• Supplied material:
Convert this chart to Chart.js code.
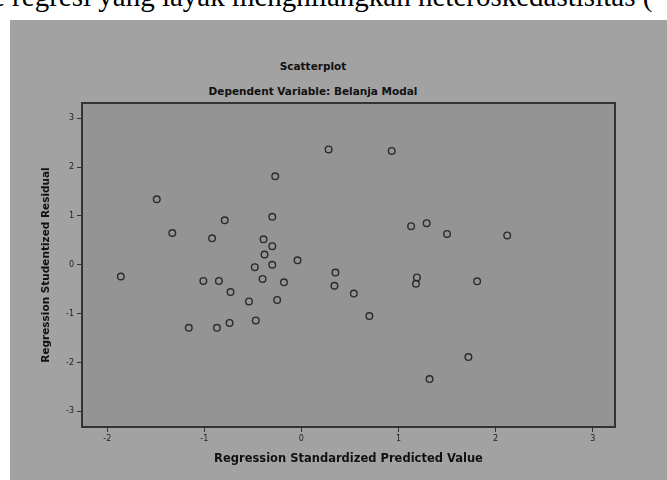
<!DOCTYPE html>
<html>
<head>
<meta charset="utf-8">
<script src="https://cdn.jsdelivr.net/npm/chart.js@4.4.1/dist/chart.umd.min.js"></script>
<style>
  body { margin: 0; background: #fff; width: 667px; height: 480px; overflow: hidden; position: relative; }
  #caption { position: absolute; left: -8px; top: -18px; font-family: 'Liberation Serif', serif; font-size: 29px; line-height: 29px; white-space: nowrap; color: #000; }
  #panel { position: absolute; left: 10px; top: 20px; width: 657px; height: 460px; background: #a2a2a2; }
  #chart { position: absolute; left: 0; top: 0; }
  .title { position: absolute; width: 400px; left: 113px; text-align: center; font-family: 'DejaVu Sans', sans-serif; font-weight: bold; font-size: 10.5px; line-height: 14px; color: #111; }
</style>
</head>
<body>
<div id="caption">e regresi yang layak menghilangkan heteroskedastisitas (</div>
<div id="panel"></div>
<div class="title" style="top:59px">Scatterplot</div>
<div class="title" style="top:84px">Dependent Variable: Belanja Modal</div>
<canvas id="chart" width="667" height="480"></canvas>
<script>
// tick labels
const xTickValues = [-2, -1, 0, 1, 2, 3];
const yTickValues = [-3, -2, -1, 0, 1, 2, 3];

// regression standardized predicted value (x) / studentized residual (y)
const predicted = [-1.86, -1.49, -1.33, -1.16, -1.01, -0.92, -0.85, -0.87, -0.79, -0.73,
                   -0.74, -0.54, -0.48, -0.47, -0.40, -0.39, -0.38, -0.30, -0.30, -0.30,
                   -0.27, -0.25, -0.18, -0.04, 0.28, 0.34, 0.35, 0.54, 0.70, 0.93,
                   1.13, 1.19, 1.18, 1.29, 1.50, 1.72, 1.81, 1.32, 2.12];
const residual = [-0.24, 1.34, 0.65, -1.29, -0.33, 0.54, -0.33, -1.29, 0.91, -0.56,
                  -1.19, -0.75, -0.05, -1.14, -0.29, 0.52, 0.21, 0.98, 0.38, 0.00,
                  1.81, -0.72, -0.36, 0.09, 2.36, -0.43, -0.16, -0.59, -1.05, 2.33,
                  0.79, -0.26, -0.39, 0.85, 0.63, -1.89, -0.34, -2.34, 0.60];

const points = predicted.map((x, i) => ({x: x, y: residual[i]}));

// nền vùng vẽ + khung
const plotBox = {
  id: 'plotBox',
  beforeDraw(chart) {
    const {ctx, chartArea: a} = chart;
    ctx.save();
    ctx.fillStyle = '#949494';
    ctx.fillRect(a.left, a.top, a.right - a.left, a.bottom - a.top);
    ctx.restore();
  },
  afterDraw(chart) {
    const {ctx, chartArea: a} = chart;
    ctx.save();
    ctx.strokeStyle = '#333';
    ctx.lineWidth = 2;
    ctx.strokeRect(a.left, a.top, a.right - a.left, a.bottom - a.top);
    ctx.restore();
  }
};

const tickFont = {family: 'DejaVu Sans', size: 8};
const titleFont = {family: 'DejaVu Sans', size: 10.5, weight: 'bold'};

new Chart(document.getElementById('chart'), {
  type: 'scatter',
  data: {
    datasets: [{
      data: points,
      pointStyle: 'circle',
      pointRadius: 3.3,
      pointBorderWidth: 1.4,
      pointBorderColor: '#2b2b2b',
      pointBackgroundColor: 'rgba(0,0,0,0)'
    }]
  },
  options: {
    responsive: false,
    animation: false,
    layout: {padding: {top: 103, right: 52, bottom: 0, left: 0}},
    plugins: {legend: {display: false}, tooltip: {enabled: false}},
    scales: {
      x: {
        type: 'linear',
        min: -2.26,
        max: 3.23,
        afterBuildTicks: s => { s.ticks = xTickValues.map(v => ({value: v})); },
        afterFit: s => { s.height = 53; },
        grid: {drawOnChartArea: false, drawTicks: true, tickLength: 5, color: '#333'},
        border: {display: false},
        ticks: {color: '#222', font: tickFont, padding: 2},
        title: {display: true, text: 'Regression Standardized Predicted Value', color: '#111', font: {family: 'DejaVu Sans', size: 11.5, weight: 'bold'}, padding: {top: 0, bottom: 14}}
      },
      y: {
        type: 'linear',
        min: -3.32,
        max: 3.31,
        afterBuildTicks: s => { s.ticks = yTickValues.map(v => ({value: v})); },
        afterFit: s => { s.width = 82; },
        grid: {drawOnChartArea: false, drawTicks: true, tickLength: 5, color: '#333'},
        border: {display: false},
        ticks: {color: '#222', font: tickFont, padding: 3},
        title: {display: true, text: 'Regression Studentized Residual', color: '#111', font: titleFont, padding: {top: 40, bottom: 0}}
      }
    }
  },
  plugins: [plotBox]
});
</script>
</body>
</html>
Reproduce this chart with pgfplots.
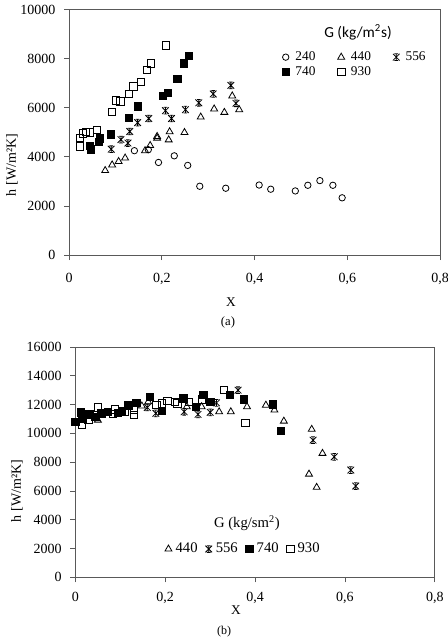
\documentclass[border=0pt]{standalone}
\usepackage{fontspec}
\setmainfont{Liberation Serif}
\newfontfamily\carlito{Carlito}
\usepackage{pgfplots}
\pgfplotsset{compat=1.18}

\pgfdeclareplotmark{xstar}{%
  \pgfpathmoveto{\pgfqpoint{-\pgfplotmarksize}{-\pgfplotmarksize}}%
  \pgfpathlineto{\pgfqpoint{\pgfplotmarksize}{\pgfplotmarksize}}%
  \pgfpathmoveto{\pgfqpoint{-\pgfplotmarksize}{\pgfplotmarksize}}%
  \pgfpathlineto{\pgfqpoint{\pgfplotmarksize}{-\pgfplotmarksize}}%
  \pgfpathmoveto{\pgfqpoint{0pt}{-\pgfplotmarksize}}%
  \pgfpathlineto{\pgfqpoint{0pt}{\pgfplotmarksize}}%
  \pgfpathmoveto{\pgfqpoint{-0.55\pgfplotmarksize}{\pgfplotmarksize}}%
  \pgfpathlineto{\pgfqpoint{0.55\pgfplotmarksize}{\pgfplotmarksize}}%
  \pgfpathmoveto{\pgfqpoint{-0.55\pgfplotmarksize}{-\pgfplotmarksize}}%
  \pgfpathlineto{\pgfqpoint{0.55\pgfplotmarksize}{-\pgfplotmarksize}}%
  \pgfusepathqstroke
}

\pgfplotsset{
  common/.style={
    scale only axis,
    axis line style={draw=black!65, line width=0.6pt},
    tick style={draw=black!65, line width=0.6pt},
    tick align=outside,
    major tick length=3.75pt,
    xtick pos=left, ytick pos=left,
    xmin=0, xmax=0.8,
    xtick={0,0.2,0.4,0.6,0.8},
    scaled ticks=false,
    /pgf/number format/assume math mode=true,
    tick label style={font=\fontsize{10.5}{12}\selectfont},
    xticklabel style={/pgf/number format/use comma, /pgf/number format/fixed, /pgf/number format/precision=1},
    yticklabel style={/pgf/number format/1000 sep={}, /pgf/number format/fixed},
    legend image code/.code={\draw[mark repeat=2,mark phase=2,#1] plot coordinates {(0pt,0pt)(3pt,0pt)(6pt,0pt)};},
  },
  mc/.style={only marks, mark=o, mark size=2.4pt, mark options={draw=black, fill=white, line width=0.6pt}},
  mt/.style={only marks, mark=triangle, mark size=3pt, mark options={draw=black, fill=white, line width=0.6pt}},
  mx/.style={only marks, mark=xstar, mark size=2.5pt, mark options={draw=black, line width=0.6pt}},
  mf/.style={only marks, mark=square*, mark size=2.8pt, mark options={draw=black, fill=black, line width=0.6pt}},
  ms/.style={only marks, mark=square, mark size=2.8pt, mark options={draw=black, fill=white, line width=0.6pt}},
}

\begin{document}
\begin{tikzpicture}
\useasboundingbox (0,0) rectangle (336pt,-481.5pt);

% ---------------- panel (a) ----------------
\begin{axis}[common,
  at={(51.75pt,-191.25pt)}, anchor=south west,
  width=278.25pt, height=184.125pt,
  ymin=0, ymax=10000, ytick={0,2000,4000,6000,8000,10000},
  yticklabel style={xshift=-3pt},
  xticklabel style={yshift=-6pt},
  legend columns=3,
  legend style={draw=none, fill=none, inner sep=0pt, outer sep=0pt,
    at={(axis cs:0.4593,7756)}, anchor=west,
    font=\fontsize{10}{11}\selectfont,
    nodes={inner sep=0pt},
    row sep=3pt,
    /tikz/every odd column/.append style={column sep=4.5pt},
    /tikz/every even column/.append style={column sep=16.5pt}},
]
\addplot[mc] coordinates {(0.141,4250)(0.171,4290)(0.193,3770)(0.227,4040)(0.256,3650)(0.282,2800)(0.338,2720)(0.410,2850)(0.435,2680)(0.488,2610)(0.515,2840)(0.541,3030)(0.569,2840)(0.589,2330)};
\addlegendentry{240}
\addplot[mt] coordinates {(0.078,3440)(0.093,3670)(0.107,3810)(0.121,3950)(0.164,4250)(0.175,4460)(0.190,4760)(0.190,4830)(0.215,4690)(0.217,5020)(0.249,4990)(0.284,5620)(0.313,5950)(0.335,5810)(0.352,6480)(0.367,5920)};
\addlegendentry{440}
\addplot[mx] coordinates {(0.091,4310)(0.112,4700)(0.127,4560)(0.131,5030)(0.148,5390)(0.172,5560)(0.208,5880)(0.221,5560)(0.251,5920)(0.280,6200)(0.311,6560)(0.349,6910)(0.360,6180)};
\addlegendentry{556}
\addplot[mf] coordinates {(0.045,4450)(0.047,4300)(0.065,4600)(0.067,4750)(0.090,4910)(0.129,5590)(0.149,6050)(0.203,6490)(0.213,6610)(0.234,7170)(0.248,7810)(0.258,8120)};
\addlegendentry{740}
\addplot[ms] coordinates {(0.024,4420)(0.024,4760)(0.030,4950)(0.037,5010)(0.045,4990)(0.060,5100)(0.092,5820)(0.101,6300)(0.111,6260)(0.129,6570)(0.139,6870)(0.155,7050)(0.168,7540)(0.177,7810)(0.209,8540)};
\addlegendentry{930}
\node[font=\carlito\fontsize{11.5}{13}\selectfont] at (axis cs:0.6232,9062) {G (kg/m\textsuperscript{2}s)};
\end{axis}

% ---------------- panel (b) ----------------
\begin{axis}[common,
  at={(56.55pt,-432.975pt)}, anchor=south west,
  width=269.55pt, height=172.725pt,
  ymin=0, ymax=16000, ytick={0,2000,4000,6000,8000,10000,12000,14000,16000},
  yticklabel style={xshift=-3pt},
  xticklabel style={yshift=-4pt},
  legend columns=4,
  legend style={draw=none, fill=none, inner sep=0pt, outer sep=0pt,
    at={(axis cs:0.1994,1965)}, anchor=west,
    font=\fontsize{11}{12}\selectfont,
    nodes={inner sep=0pt},
    /tikz/every odd column/.append style={column sep=2.8pt},
    /tikz/every even column/.append style={column sep=5.8pt}},
]
\addplot[mt] coordinates {(0.050,10920)(0.148,11900)(0.162,12190)(0.248,11850)(0.281,11850)(0.320,11500)(0.346,11500)(0.382,11850)(0.424,11960)(0.443,11620)(0.464,10850)(0.526,10280)(0.550,8610)(0.520,7170)(0.537,6250)};
\addlegendentry{440}
\addplot[mx] coordinates {(0.160,11800)(0.179,11390)(0.242,11500)(0.273,11320)(0.300,11460)(0.314,12120)(0.362,13000)(0.529,9530)(0.576,8370)(0.613,7450)(0.624,6340)};
\addlegendentry{556}
\addplot[mf] coordinates {(0.0,10790)(0.012,11460)(0.016,11040)(0.031,11320)(0.044,11150)(0.058,11390)(0.072,11500)(0.095,11430)(0.103,11570)(0.118,11940)(0.136,12120)(0.166,12540)(0.192,11570)(0.240,12430)(0.268,11850)(0.285,12680)(0.300,12190)(0.344,12680)(0.375,12360)(0.440,12010)(0.457,10160)};
\addlegendentry{740}
\addplot[ms] coordinates {(0.014,10620)(0.029,10920)(0.050,11800)(0.084,11340)(0.088,11670)(0.109,11500)(0.130,11670)(0.130,11270)(0.180,11960)(0.192,12080)(0.205,12260)(0.222,12190)(0.227,12080)(0.253,12190)(0.281,12360)(0.331,13010)(0.378,10740)};
\addlegendentry{930}
\node[font=\fontsize{11}{12}\selectfont] at (axis cs:0.3818,3771) {G (kg/sm\textsuperscript{2})};
\end{axis}

% ---------------- labels ----------------
\begin{scope}[x=0.75pt, y=-0.75pt]
\node[rotate=90, font=\fontsize{10.5}{12}\selectfont] at (12,165) {h [W/m²K]};
\node[rotate=90, font=\fontsize{10.5}{12}\selectfont] at (17,491) {h [W/m²K]};
\node[font=\fontsize{10}{12}\selectfont] at (231,302) {X};
\node[font=\fontsize{9.5}{11}\selectfont] at (228,322) {(a)};
\node[font=\fontsize{10}{12}\selectfont] at (236,610) {X};
\node[font=\fontsize{9}{10}\selectfont] at (224,632) {(b)};
\end{scope}
\end{tikzpicture}
\end{document}
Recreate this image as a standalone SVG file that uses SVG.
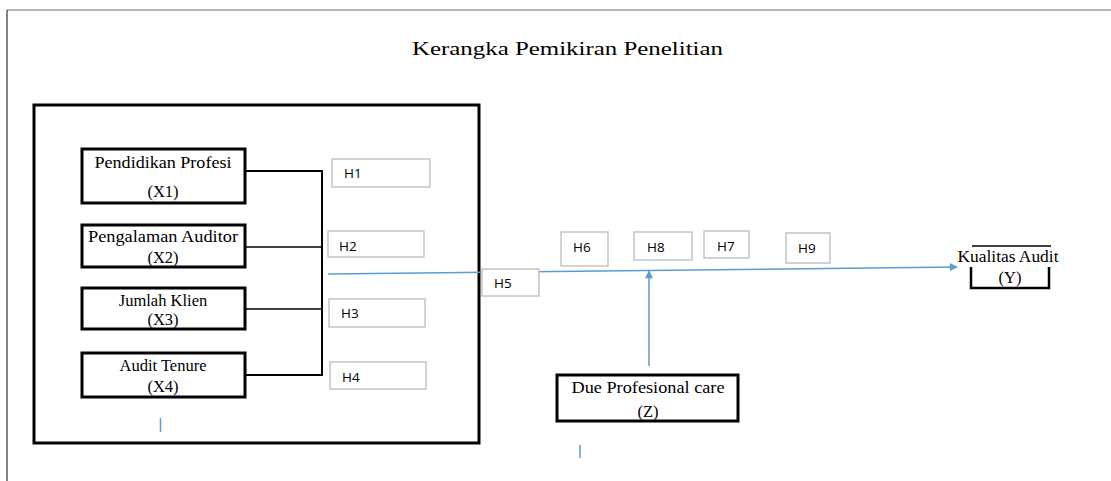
<svg xmlns="http://www.w3.org/2000/svg" width="1111" height="481" viewBox="0 0 1111 481">
<style>
.serif{font-family:"Liberation Serif","Times New Roman",serif;fill:#000}
.node{font-size:16.5px;text-anchor:middle}
.hbox{fill:#fff;stroke:#c4c4c4;stroke-width:1.5}
.htxt{font-family:"Open Sans","Noto Sans",sans-serif;font-size:13.5px;fill:#000}
.nbox{fill:#fff;stroke:#000;stroke-width:3}
.blue{stroke:#5b9bd5;stroke-width:1.5;fill:none}
</style>
<defs>
<marker id="arr" viewBox="0 0 10 10" refX="9" refY="5" markerWidth="10" markerHeight="8" markerUnits="userSpaceOnUse" orient="auto">
<path d="M0,0 L10,5 L0,10 z" fill="#5b9bd5"/>
</marker>
</defs>
<rect width="1111" height="481" fill="#fff"/>
<g id="frame">
<line x1="7" y1="10" x2="1111" y2="10" stroke="#9a9a9a" stroke-width="1.5"/>
<line x1="7" y1="10" x2="7" y2="481" stroke="#333" stroke-width="1.2"/>
<text class="serif" x="412" y="55" font-size="19" textLength="311" lengthAdjust="spacingAndGlyphs">Kerangka Pemikiran Penelitian</text>
<rect x="34" y="105" width="445" height="338" fill="none" stroke="#000" stroke-width="3"/>
</g>
<g id="connectors">
<polyline points="245,171 322,171 322,375 245,375" fill="none" stroke="#000" stroke-width="2"/>
<line x1="245" y1="247" x2="322" y2="247" stroke="#000" stroke-width="1.5"/>
<line x1="245" y1="309" x2="322" y2="309" stroke="#000" stroke-width="1.5"/>
<line class="blue" x1="328" y1="274" x2="957" y2="267" marker-end="url(#arr)"/>
<line class="blue" x1="649" y1="366" x2="649" y2="271" marker-end="url(#arr)"/>
<line class="blue" x1="160.5" y1="418" x2="160.5" y2="432"/>
<line class="blue" x1="580" y1="445" x2="580" y2="458"/>
</g>
<g id="X1"><rect class="nbox" x="82" y="149" width="163" height="54"/><text class="serif node" x="163" y="168" textLength="137" lengthAdjust="spacingAndGlyphs">Pendidikan Profesi</text><text class="serif node" x="163" y="197">(X1)</text></g>
<g id="X2"><rect class="nbox" x="82" y="225" width="163" height="42"/><text class="serif node" x="163" y="242" textLength="150" lengthAdjust="spacingAndGlyphs">Pengalaman Auditor</text><text class="serif node" x="163" y="263">(X2)</text></g>
<g id="X3"><rect class="nbox" x="82" y="288" width="163" height="41"/><text class="serif node" x="163" y="306">Jumlah Klien</text><text class="serif node" x="163" y="325">(X3)</text></g>
<g id="X4"><rect class="nbox" x="82" y="353" width="163" height="44"/><text class="serif node" x="163" y="371">Audit Tenure</text><text class="serif node" x="163" y="392">(X4)</text></g>
<g id="H1"><rect class="hbox" x="332" y="159" width="98" height="28"/><text class="htxt" x="344" y="178">H1</text></g>
<g id="H2"><rect class="hbox" x="328" y="231" width="96" height="26"/><text class="htxt" x="339" y="251">H2</text></g>
<g id="H3"><rect class="hbox" x="329" y="299" width="96" height="28"/><text class="htxt" x="341" y="318">H3</text></g>
<g id="H4"><rect class="hbox" x="330" y="362" width="96" height="27"/><text class="htxt" x="342" y="382">H4</text></g>
<g id="H5"><rect class="hbox" x="482" y="269" width="57" height="27"/><text class="htxt" x="494" y="288">H5</text></g>
<g id="H6"><rect class="hbox" x="561" y="232" width="47" height="34"/><text class="htxt" x="573" y="252">H6</text></g>
<g id="H8"><rect class="hbox" x="634" y="232" width="58" height="28"/><text class="htxt" x="647" y="252">H8</text></g>
<g id="H7"><rect class="hbox" x="704" y="231" width="45" height="27"/><text class="htxt" x="717" y="251">H7</text></g>
<g id="H9"><rect class="hbox" x="786" y="233" width="44" height="30"/><text class="htxt" x="798" y="253">H9</text></g>
<g id="Z"><rect class="nbox" x="557" y="375" width="181" height="46"/><text class="serif node" x="648" y="393" textLength="153" lengthAdjust="spacingAndGlyphs">Due Profesional care</text><text class="serif node" x="648" y="417">(Z)</text></g>
<g id="Y">
<line x1="972" y1="246" x2="1051" y2="246" stroke="#000" stroke-width="1.5"/>
<polyline points="971,267 971,288 1049,288 1049,267" fill="none" stroke="#000" stroke-width="2.5"/>
<text class="serif node" x="1008" y="262" textLength="101" lengthAdjust="spacingAndGlyphs">Kualitas Audit</text>
<text class="serif node" x="1010" y="283">(Y)</text>
</g>
</svg>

• Required work:
Without the pictures, write out the lines from the beginning of the entries through the line with "const yTickValues = [-3, -2, -1, 0, 1, 2, 3];".

• Result for this task:
Convert this chart to Chart.js code.
<!DOCTYPE html>
<html>
<head>
<meta charset="utf-8">
<script src="https://cdn.jsdelivr.net/npm/chart.js@4.4.1/dist/chart.umd.min.js"></script>
<style>
  body { margin: 0; background: #fff; width: 667px; height: 480px; overflow: hidden; position: relative; }
  #caption { position: absolute; left: -8px; top: -18px; font-family: 'Liberation Serif', serif; font-size: 29px; line-height: 29px; white-space: nowrap; color: #000; }
  #panel { position: absolute; left: 10px; top: 20px; width: 657px; height: 460px; background: #a2a2a2; }
  #chart { position: absolute; left: 0; top: 0; }
  .title { position: absolute; width: 400px; left: 113px; text-align: center; font-family: 'DejaVu Sans', sans-serif; font-weight: bold; font-size: 10.5px; line-height: 14px; color: #111; }
</style>
</head>
<body>
<div id="caption">e regresi yang layak menghilangkan heteroskedastisitas (</div>
<div id="panel"></div>
<div class="title" style="top:59px">Scatterplot</div>
<div class="title" style="top:84px">Dependent Variable: Belanja Modal</div>
<canvas id="chart" width="667" height="480"></canvas>
<script>
// tick labels
const xTickValues = [-2, -1, 0, 1, 2, 3];
const yTickValues = [-3, -2, -1, 0, 1, 2, 3];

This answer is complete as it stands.